## BRIEF:
Restate each of the lines below word for word and drop every picture.
** begin SOURCE DATA **
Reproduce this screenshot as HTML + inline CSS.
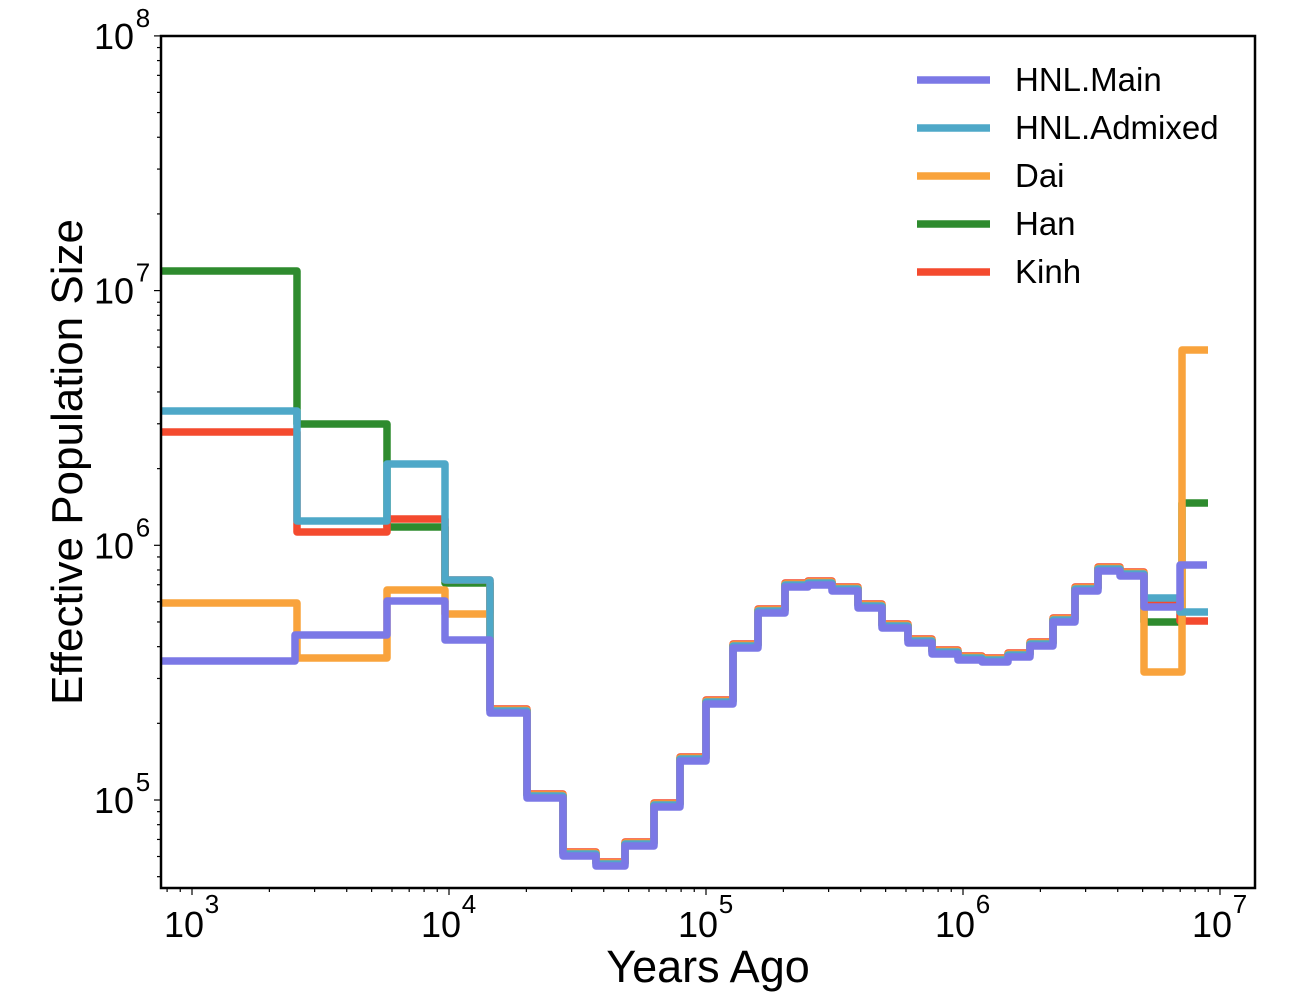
<!DOCTYPE html>
<html><head><meta charset="utf-8"><style>
body{margin:0;background:#fff;}
svg{display:block;font-family:"Liberation Sans",Arial,sans-serif;}
</style></head><body>
<svg id="s" width="1292" height="996" xmlns="http://www.w3.org/2000/svg"></svg>
<script>
const s=document.getElementById('s');
let h='';
const X=v=>192+257*(Math.log10(v)-3);
const Y=v=>800-254.7*(Math.log10(v)-5);
const L=161,R=1255,T=36,B=888;
for(let e=2;e<8;e++)for(let m=1;m<10;m++){const x=X(m*Math.pow(10,e));if(x<L||x>R)continue;
 h+=`<line x1="${x}" y1="${B}" x2="${x}" y2="${B+(m==1?7:4)}" stroke="#000" stroke-width="1.2"/>`;}
for(let e=4;e<9;e++)for(let m=1;m<10;m++){const y=Y(m*Math.pow(10,e));if(y<T-1||y>B)continue;
 h+=`<line x1="${L}" y1="${y}" x2="${L-(m==1?7:4)}" y2="${y}" stroke="#000" stroke-width="1.2"/>`;}
for(let e=3;e<=7;e++){const x=X(Math.pow(10,e));h+=`<text x="${x-8}" y="${937}" font-size="36" text-anchor="middle">10</text><text x="${x+20}" y="${913}" font-size="26" text-anchor="middle">${e}</text>`;}
for(let e=5;e<=8;e++){const y=Y(Math.pow(10,e));h+=`<text x="${134}" y="${y+13}" font-size="36" text-anchor="end">10</text><text x="${143}" y="${y-9}" font-size="26" text-anchor="middle">${e}</text>`;}
h+=`<text x="708" y="982" font-size="45" text-anchor="middle">Years Ago</text>`;
h+=`<text transform="translate(82,462) rotate(-90)" font-size="44" text-anchor="middle">Effective Population Size</text>`;
const mid=[[490,712],[527,797],[563,855],[596,865],[625,845],[654,806],[680,760],[706,703],[733,647],[758,612],[785,586],[808,584],[832,590],[858,607],[882,627],[908,642],[932,653],[958,659],[982,661],[1008,656],[1030,645],[1053,621],[1075,590],[1098,570],[1120,575]];
const mk=(head,tail,off)=>{let pts=[];const seg=head.concat(mid.map(p=>[p[0],p[1]+off])).concat(tail);
 for(let i=0;i<seg.length;i++){const [x,y]=seg[i];const nx=i+1<seg.length?seg[i+1][0]:null;
  pts.push([x,y]);if(nx!==null)pts.push([nx,y]);}
 return pts;};
const series=[
 ['#2e8b2e',[[161,271],[297,424],[387,527],[445,583]],[[1144,622],[1182,503],[1208,503]],-2],
 ['#f44a2e',[[161,432],[297,532],[387,519],[445,580]],[[1144,600],[1180,621],[1208,621]],-3],
 ['#f9a33c',[[161,603],[297,658],[387,590],[445,614]],[[1144,672],[1182,350],[1208,350]],-2],
 ['#4ea8c8',[[161,411],[297,521],[387,464],[445,580]],[[1144,598],[1180,612],[1208,612]],-1],
 ['#7b78e6',[[161,661],[295,635],[387,601],[445,640]],[[1144,607],[1180,565],[1207,565]],1]
];
h+=`<defs><clipPath id="c"><rect x="${L}" y="${T}" width="${R-L}" height="${B-T}"/></clipPath></defs><g clip-path="url(#c)">`;
for(const [c,hd,tl,o] of series){const p=mk(hd,tl,o);h+=`<polyline points="${p.map(q=>q.join(',')).join(' ')}" fill="none" stroke="${c}" stroke-width="7.5" stroke-linejoin="round"/>`;}
h+='</g>';
h+=`<rect x="${L}" y="${T}" width="${R-L}" height="${B-T}" fill="none" stroke="#000" stroke-width="2.5"/>`;
const leg=[['HNL.Main','#7b78e6'],['HNL.Admixed','#4ea8c8'],['Dai','#f9a33c'],['Han','#2e8b2e'],['Kinh','#f44a2e']];
leg.forEach((l,i)=>{const y=80+48*i;h+=`<line x1="917" y1="${y}" x2="990" y2="${y}" stroke="${l[1]}" stroke-width="7.5"/><text x="1015" y="${y+11}" font-size="33">${l[0]}</text>`;});
s.innerHTML=h;
</script>
</body></html>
** end SOURCE DATA **
## REPLY:
Reproduce this screenshot as HTML + inline CSS.
<!DOCTYPE html>
<html><head><meta charset="utf-8"><style>
body{margin:0;background:#fff;}
svg{display:block;font-family:"Liberation Sans",Arial,sans-serif;}
</style></head><body>
<svg id="s" width="1292" height="996" xmlns="http://www.w3.org/2000/svg"></svg>
<script>
const s=document.getElementById('s');
let h='';
const X=v=>192+257*(Math.log10(v)-3);
const Y=v=>800-254.7*(Math.log10(v)-5);
const L=161,R=1255,T=36,B=888;
for(let e=2;e<8;e++)for(let m=1;m<10;m++){const x=X(m*Math.pow(10,e));if(x<L||x>R)continue;
 h+=`<line x1="${x}" y1="${B}" x2="${x}" y2="${B+(m==1?7:4)}" stroke="#000" stroke-width="1.2"/>`;}
for(let e=4;e<9;e++)for(let m=1;m<10;m++){const y=Y(m*Math.pow(10,e));if(y<T-1||y>B)continue;
 h+=`<line x1="${L}" y1="${y}" x2="${L-(m==1?7:4)}" y2="${y}" stroke="#000" stroke-width="1.2"/>`;}
for(let e=3;e<=7;e++){const x=X(Math.pow(10,e));h+=`<text x="${x-8}" y="${937}" font-size="36" text-anchor="middle">10</text><text x="${x+20}" y="${913}" font-size="26" text-anchor="middle">${e}</text>`;}
for(let e=5;e<=8;e++){const y=Y(Math.pow(10,e));h+=`<text x="${134}" y="${y+13}" font-size="36" text-anchor="end">10</text><text x="${143}" y="${y-9}" font-size="26" text-anchor="middle">${e}</text>`;}
h+=`<text x="708" y="982" font-size="45" text-anchor="middle">Years Ago</text>`;
h+=`<text transform="translate(82,462) rotate(-90)" font-size="44" text-anchor="middle">Effective Population Size</text>`;
const mid=[[490,712],[527,797],[563,855],[596,865],[625,845],[654,806],[680,760],[706,703],[733,647],[758,612],[785,586],[808,584],[832,590],[858,607],[882,627],[908,642],[932,653],[958,659],[982,661],[1008,656],[1030,645],[1053,621],[1075,590],[1098,570],[1120,575]];
const mk=(head,tail,off)=>{let pts=[];const seg=head.concat(mid.map(p=>[p[0],p[1]+off])).concat(tail);
 for(let i=0;i<seg.length;i++){const [x,y]=seg[i];const nx=i+1<seg.length?seg[i+1][0]:null;
  pts.push([x,y]);if(nx!==null)pts.push([nx,y]);}
 return pts;};
const series=[
 ['#2e8b2e',[[161,271],[297,424],[387,527],[445,583]],[[1144,622],[1182,503],[1208,503]],-2],
 ['#f44a2e',[[161,432],[297,532],[387,519],[445,580]],[[1144,600],[1180,621],[1208,621]],-3],
 ['#f9a33c',[[161,603],[297,658],[387,590],[445,614]],[[1144,672],[1182,350],[1208,350]],-2],
 ['#4ea8c8',[[161,411],[297,521],[387,464],[445,580]],[[1144,598],[1180,612],[1208,612]],-1],
 ['#7b78e6',[[161,661],[295,635],[387,601],[445,640]],[[1144,607],[1180,565],[1207,565]],1]
];
h+=`<defs><clipPath id="c"><rect x="${L}" y="${T}" width="${R-L}" height="${B-T}"/></clipPath></defs><g clip-path="url(#c)">`;
for(const [c,hd,tl,o] of series){const p=mk(hd,tl,o);h+=`<polyline points="${p.map(q=>q.join(',')).join(' ')}" fill="none" stroke="${c}" stroke-width="7.5" stroke-linejoin="round"/>`;}
h+='</g>';
h+=`<rect x="${L}" y="${T}" width="${R-L}" height="${B-T}" fill="none" stroke="#000" stroke-width="2.5"/>`;
const leg=[['HNL.Main','#7b78e6'],['HNL.Admixed','#4ea8c8'],['Dai','#f9a33c'],['Han','#2e8b2e'],['Kinh','#f44a2e']];
leg.forEach((l,i)=>{const y=80+48*i;h+=`<line x1="917" y1="${y}" x2="990" y2="${y}" stroke="${l[1]}" stroke-width="7.5"/><text x="1015" y="${y+11}" font-size="33">${l[0]}</text>`;});
s.innerHTML=h;
</script>
</body></html>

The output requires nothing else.